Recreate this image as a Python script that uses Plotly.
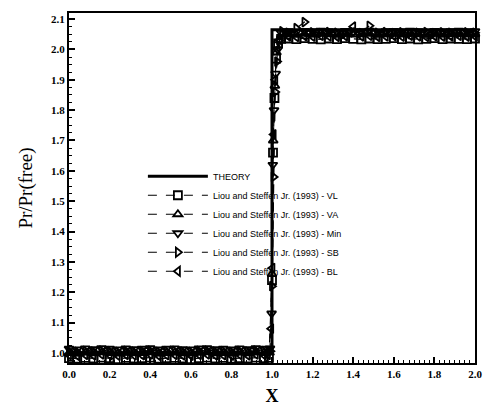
...
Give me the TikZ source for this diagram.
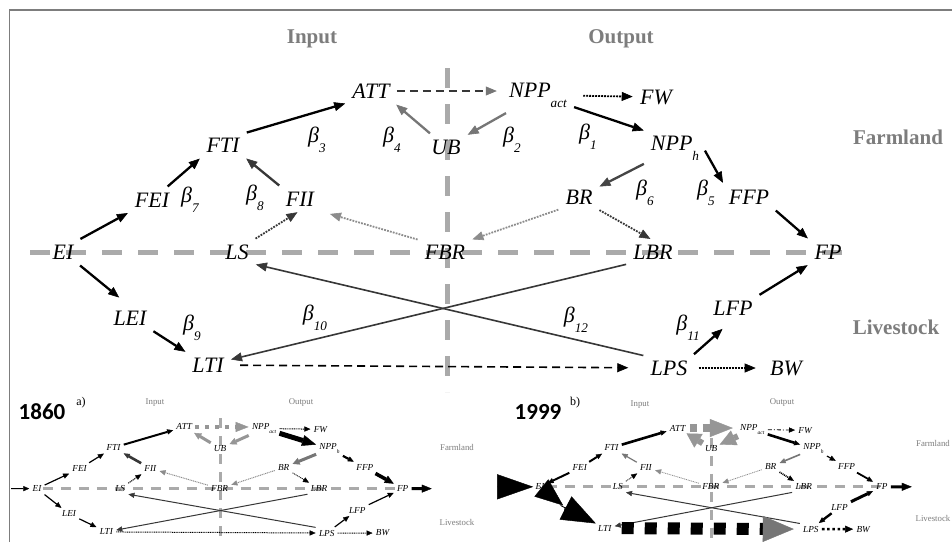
---
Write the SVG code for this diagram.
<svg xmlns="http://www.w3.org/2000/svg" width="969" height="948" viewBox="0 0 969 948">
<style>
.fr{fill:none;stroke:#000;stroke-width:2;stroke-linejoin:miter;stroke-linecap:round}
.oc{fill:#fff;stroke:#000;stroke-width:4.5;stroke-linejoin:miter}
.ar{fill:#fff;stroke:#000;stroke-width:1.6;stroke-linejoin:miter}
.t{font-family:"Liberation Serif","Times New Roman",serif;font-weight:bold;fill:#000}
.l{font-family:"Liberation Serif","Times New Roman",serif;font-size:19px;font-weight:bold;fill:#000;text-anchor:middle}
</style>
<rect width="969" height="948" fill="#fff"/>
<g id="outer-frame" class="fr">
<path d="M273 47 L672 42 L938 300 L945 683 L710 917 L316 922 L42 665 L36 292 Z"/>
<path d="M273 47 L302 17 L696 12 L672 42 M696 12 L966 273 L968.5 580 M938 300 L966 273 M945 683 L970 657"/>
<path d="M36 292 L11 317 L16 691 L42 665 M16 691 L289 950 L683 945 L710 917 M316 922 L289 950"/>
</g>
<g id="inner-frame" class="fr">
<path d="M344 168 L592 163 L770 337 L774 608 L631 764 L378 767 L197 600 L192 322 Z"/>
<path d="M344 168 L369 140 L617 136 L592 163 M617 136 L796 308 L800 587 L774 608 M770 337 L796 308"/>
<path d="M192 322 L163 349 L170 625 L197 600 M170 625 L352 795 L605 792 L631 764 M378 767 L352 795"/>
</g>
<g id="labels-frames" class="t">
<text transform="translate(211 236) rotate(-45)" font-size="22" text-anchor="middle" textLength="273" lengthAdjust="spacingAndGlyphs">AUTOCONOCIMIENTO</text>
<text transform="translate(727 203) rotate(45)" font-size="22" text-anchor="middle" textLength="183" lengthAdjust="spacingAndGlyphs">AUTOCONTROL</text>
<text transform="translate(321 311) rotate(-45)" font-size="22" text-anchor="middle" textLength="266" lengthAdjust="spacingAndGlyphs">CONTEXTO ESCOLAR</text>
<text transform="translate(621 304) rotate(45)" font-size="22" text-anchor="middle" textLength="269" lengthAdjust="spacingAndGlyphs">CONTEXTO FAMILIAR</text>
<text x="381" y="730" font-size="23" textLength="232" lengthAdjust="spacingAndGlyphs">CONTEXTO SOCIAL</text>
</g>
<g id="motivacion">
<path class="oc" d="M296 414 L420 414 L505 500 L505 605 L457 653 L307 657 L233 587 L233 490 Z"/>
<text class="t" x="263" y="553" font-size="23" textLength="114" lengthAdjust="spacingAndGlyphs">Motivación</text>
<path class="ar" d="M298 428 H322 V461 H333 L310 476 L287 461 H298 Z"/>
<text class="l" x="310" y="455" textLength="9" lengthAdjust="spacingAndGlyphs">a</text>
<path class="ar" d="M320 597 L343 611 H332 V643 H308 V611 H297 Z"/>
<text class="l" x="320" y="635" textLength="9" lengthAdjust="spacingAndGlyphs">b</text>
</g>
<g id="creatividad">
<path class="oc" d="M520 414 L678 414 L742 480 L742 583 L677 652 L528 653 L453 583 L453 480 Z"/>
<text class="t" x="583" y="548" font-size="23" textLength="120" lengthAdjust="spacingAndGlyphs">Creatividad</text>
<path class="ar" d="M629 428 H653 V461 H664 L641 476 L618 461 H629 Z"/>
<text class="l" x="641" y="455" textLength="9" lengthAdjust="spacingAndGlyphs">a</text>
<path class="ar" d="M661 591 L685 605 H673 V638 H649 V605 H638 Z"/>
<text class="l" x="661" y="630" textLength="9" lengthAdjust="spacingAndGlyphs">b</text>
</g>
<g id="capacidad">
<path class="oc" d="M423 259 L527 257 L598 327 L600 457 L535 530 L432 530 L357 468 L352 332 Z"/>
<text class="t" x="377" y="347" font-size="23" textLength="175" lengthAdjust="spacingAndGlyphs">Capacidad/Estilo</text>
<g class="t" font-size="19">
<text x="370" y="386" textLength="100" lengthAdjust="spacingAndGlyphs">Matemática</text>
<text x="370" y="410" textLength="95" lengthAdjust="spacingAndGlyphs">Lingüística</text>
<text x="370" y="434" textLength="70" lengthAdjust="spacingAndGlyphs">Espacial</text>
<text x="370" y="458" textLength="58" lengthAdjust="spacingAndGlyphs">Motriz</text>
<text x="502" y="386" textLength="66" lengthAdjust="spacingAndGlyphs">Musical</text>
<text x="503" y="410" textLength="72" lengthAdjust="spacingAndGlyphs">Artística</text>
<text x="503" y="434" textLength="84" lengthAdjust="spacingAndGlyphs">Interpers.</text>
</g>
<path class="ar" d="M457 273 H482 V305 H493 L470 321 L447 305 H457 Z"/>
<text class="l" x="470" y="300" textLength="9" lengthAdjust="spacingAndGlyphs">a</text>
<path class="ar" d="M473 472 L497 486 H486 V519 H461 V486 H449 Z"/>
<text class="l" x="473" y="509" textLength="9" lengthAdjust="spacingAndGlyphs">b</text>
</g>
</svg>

EXERCISE: Look for the word "diagram" in every line of the listing and copy the lines that have it.

ANSWER TO THE PROBLEM:
Give me the TikZ source for this diagram.
Write the SVG code for this diagram.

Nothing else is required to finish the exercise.